* START INFORMATION SHOWN *

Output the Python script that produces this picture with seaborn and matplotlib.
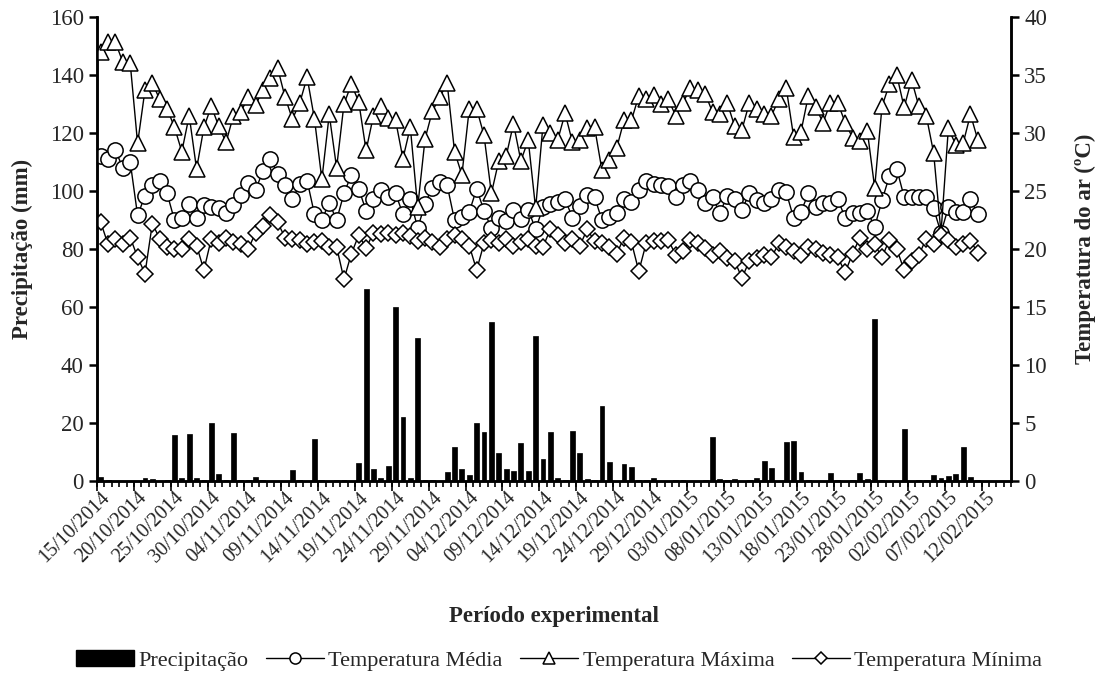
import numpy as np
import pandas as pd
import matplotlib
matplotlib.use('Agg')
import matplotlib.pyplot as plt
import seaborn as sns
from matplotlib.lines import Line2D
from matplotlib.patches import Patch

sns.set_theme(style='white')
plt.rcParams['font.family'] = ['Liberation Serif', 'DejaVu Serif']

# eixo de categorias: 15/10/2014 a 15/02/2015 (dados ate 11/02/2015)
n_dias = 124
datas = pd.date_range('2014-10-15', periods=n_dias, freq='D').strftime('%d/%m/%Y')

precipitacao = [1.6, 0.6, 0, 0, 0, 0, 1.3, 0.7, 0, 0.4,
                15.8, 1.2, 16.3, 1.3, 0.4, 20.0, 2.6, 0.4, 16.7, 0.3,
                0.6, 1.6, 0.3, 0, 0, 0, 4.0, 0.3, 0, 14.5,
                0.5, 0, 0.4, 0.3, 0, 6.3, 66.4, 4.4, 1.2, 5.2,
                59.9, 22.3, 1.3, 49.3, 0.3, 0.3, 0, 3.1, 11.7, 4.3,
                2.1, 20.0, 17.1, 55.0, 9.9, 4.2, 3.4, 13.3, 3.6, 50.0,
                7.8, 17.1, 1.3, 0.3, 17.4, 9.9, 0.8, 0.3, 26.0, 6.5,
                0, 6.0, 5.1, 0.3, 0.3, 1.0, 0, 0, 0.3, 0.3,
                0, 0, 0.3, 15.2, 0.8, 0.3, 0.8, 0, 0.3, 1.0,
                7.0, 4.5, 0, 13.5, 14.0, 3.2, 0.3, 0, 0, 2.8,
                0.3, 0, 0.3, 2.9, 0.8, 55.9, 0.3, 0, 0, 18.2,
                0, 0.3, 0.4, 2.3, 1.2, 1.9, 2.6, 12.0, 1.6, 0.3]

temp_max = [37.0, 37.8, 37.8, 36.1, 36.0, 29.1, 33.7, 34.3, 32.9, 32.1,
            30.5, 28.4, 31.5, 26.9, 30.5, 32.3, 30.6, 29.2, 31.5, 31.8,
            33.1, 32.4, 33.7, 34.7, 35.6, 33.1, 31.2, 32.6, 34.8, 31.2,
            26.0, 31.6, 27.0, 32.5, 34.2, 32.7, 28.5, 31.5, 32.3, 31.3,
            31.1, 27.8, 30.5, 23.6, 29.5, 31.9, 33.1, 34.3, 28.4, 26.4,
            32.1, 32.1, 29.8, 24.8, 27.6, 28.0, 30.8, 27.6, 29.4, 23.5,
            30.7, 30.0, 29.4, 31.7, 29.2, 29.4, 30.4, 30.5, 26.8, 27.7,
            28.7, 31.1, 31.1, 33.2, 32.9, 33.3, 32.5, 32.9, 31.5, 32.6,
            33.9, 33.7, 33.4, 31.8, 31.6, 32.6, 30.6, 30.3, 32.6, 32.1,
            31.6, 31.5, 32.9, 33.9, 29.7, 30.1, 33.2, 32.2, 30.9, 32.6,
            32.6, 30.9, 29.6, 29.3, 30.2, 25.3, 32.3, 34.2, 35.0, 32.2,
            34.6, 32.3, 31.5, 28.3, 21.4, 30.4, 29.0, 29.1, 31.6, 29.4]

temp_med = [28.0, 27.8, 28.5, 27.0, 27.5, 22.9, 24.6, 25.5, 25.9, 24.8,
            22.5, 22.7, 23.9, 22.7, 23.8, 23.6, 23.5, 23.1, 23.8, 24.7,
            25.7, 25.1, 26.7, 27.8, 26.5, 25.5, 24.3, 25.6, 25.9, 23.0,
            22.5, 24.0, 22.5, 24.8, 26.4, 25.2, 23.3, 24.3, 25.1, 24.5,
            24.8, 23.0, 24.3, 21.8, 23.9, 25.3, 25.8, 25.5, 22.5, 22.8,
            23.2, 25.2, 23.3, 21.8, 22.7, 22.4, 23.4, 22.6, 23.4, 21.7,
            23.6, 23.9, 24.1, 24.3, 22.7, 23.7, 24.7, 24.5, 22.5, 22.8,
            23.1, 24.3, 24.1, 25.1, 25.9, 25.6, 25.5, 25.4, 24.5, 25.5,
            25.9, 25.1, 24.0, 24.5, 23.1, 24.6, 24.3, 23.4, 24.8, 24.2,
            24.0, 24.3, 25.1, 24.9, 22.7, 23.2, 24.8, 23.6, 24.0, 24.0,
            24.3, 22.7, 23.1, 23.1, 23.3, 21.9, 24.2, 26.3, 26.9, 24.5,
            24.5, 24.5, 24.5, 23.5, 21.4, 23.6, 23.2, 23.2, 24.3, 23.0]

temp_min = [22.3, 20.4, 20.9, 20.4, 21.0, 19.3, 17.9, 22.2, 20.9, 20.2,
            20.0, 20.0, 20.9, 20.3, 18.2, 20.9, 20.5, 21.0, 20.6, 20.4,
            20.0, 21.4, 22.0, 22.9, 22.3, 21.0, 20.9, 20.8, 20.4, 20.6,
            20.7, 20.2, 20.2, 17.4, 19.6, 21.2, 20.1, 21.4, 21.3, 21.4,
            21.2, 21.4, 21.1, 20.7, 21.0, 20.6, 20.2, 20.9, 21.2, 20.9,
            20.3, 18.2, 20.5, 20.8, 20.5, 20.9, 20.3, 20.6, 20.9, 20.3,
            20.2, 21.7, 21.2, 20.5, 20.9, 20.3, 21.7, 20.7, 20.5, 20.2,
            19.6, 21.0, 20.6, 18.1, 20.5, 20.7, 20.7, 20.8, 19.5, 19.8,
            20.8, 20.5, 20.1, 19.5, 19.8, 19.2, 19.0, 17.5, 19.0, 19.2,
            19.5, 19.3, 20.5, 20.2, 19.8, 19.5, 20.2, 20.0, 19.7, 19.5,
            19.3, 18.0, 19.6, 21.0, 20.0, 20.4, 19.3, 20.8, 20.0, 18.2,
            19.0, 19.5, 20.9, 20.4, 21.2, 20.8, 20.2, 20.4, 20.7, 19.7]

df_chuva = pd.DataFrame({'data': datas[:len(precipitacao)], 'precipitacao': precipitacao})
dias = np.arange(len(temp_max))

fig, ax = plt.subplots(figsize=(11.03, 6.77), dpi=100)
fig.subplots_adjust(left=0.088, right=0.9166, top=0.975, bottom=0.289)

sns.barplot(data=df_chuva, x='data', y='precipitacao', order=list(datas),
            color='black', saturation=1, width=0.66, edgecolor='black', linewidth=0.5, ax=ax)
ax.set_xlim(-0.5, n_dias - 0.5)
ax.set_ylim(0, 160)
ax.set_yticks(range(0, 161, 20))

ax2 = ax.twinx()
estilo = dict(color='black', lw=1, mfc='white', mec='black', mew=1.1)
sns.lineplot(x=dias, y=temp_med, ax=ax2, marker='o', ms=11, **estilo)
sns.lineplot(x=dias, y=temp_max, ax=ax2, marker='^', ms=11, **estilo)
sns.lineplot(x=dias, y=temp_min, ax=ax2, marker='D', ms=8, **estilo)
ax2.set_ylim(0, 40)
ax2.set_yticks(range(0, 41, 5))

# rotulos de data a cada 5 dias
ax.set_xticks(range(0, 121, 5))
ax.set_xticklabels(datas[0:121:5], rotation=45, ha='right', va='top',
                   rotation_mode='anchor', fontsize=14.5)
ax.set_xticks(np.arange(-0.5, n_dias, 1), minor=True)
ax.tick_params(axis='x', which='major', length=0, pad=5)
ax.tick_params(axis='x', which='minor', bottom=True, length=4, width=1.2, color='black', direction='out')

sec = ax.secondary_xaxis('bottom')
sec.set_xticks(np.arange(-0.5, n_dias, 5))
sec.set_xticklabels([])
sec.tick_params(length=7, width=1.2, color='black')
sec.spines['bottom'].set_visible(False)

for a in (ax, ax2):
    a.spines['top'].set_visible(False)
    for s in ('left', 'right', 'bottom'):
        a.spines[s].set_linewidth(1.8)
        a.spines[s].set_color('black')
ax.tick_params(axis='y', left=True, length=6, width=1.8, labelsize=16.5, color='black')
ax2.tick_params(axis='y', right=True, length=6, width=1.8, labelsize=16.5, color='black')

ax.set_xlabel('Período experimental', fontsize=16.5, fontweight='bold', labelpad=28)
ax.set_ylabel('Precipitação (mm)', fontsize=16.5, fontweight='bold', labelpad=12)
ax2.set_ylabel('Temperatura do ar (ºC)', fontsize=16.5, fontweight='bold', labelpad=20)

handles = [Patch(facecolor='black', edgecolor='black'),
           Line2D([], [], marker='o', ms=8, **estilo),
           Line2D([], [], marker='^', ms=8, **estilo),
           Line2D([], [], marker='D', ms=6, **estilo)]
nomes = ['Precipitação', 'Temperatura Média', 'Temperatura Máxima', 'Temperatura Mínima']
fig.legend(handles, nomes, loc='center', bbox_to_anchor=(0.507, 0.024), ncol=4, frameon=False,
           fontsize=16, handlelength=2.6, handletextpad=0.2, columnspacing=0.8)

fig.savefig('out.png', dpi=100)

* END INFORMATION SHOWN *

• [WHAT TO PRODUCE]
Extract the lines exactly, please: the first line of the listing, the line with "0, 0.3, 0.4, 2.3, 1.2, 1.9, 2.6, 12.0, 1.6, 0.3]", and every line between them, but no pictures.

• [EXERCISE SOLUTION]
Output the Python script that produces this picture with seaborn and matplotlib.
import numpy as np
import pandas as pd
import matplotlib
matplotlib.use('Agg')
import matplotlib.pyplot as plt
import seaborn as sns
from matplotlib.lines import Line2D
from matplotlib.patches import Patch

sns.set_theme(style='white')
plt.rcParams['font.family'] = ['Liberation Serif', 'DejaVu Serif']

# eixo de categorias: 15/10/2014 a 15/02/2015 (dados ate 11/02/2015)
n_dias = 124
datas = pd.date_range('2014-10-15', periods=n_dias, freq='D').strftime('%d/%m/%Y')

precipitacao = [1.6, 0.6, 0, 0, 0, 0, 1.3, 0.7, 0, 0.4,
                15.8, 1.2, 16.3, 1.3, 0.4, 20.0, 2.6, 0.4, 16.7, 0.3,
                0.6, 1.6, 0.3, 0, 0, 0, 4.0, 0.3, 0, 14.5,
                0.5, 0, 0.4, 0.3, 0, 6.3, 66.4, 4.4, 1.2, 5.2,
                59.9, 22.3, 1.3, 49.3, 0.3, 0.3, 0, 3.1, 11.7, 4.3,
                2.1, 20.0, 17.1, 55.0, 9.9, 4.2, 3.4, 13.3, 3.6, 50.0,
                7.8, 17.1, 1.3, 0.3, 17.4, 9.9, 0.8, 0.3, 26.0, 6.5,
                0, 6.0, 5.1, 0.3, 0.3, 1.0, 0, 0, 0.3, 0.3,
                0, 0, 0.3, 15.2, 0.8, 0.3, 0.8, 0, 0.3, 1.0,
                7.0, 4.5, 0, 13.5, 14.0, 3.2, 0.3, 0, 0, 2.8,
                0.3, 0, 0.3, 2.9, 0.8, 55.9, 0.3, 0, 0, 18.2,
                0, 0.3, 0.4, 2.3, 1.2, 1.9, 2.6, 12.0, 1.6, 0.3]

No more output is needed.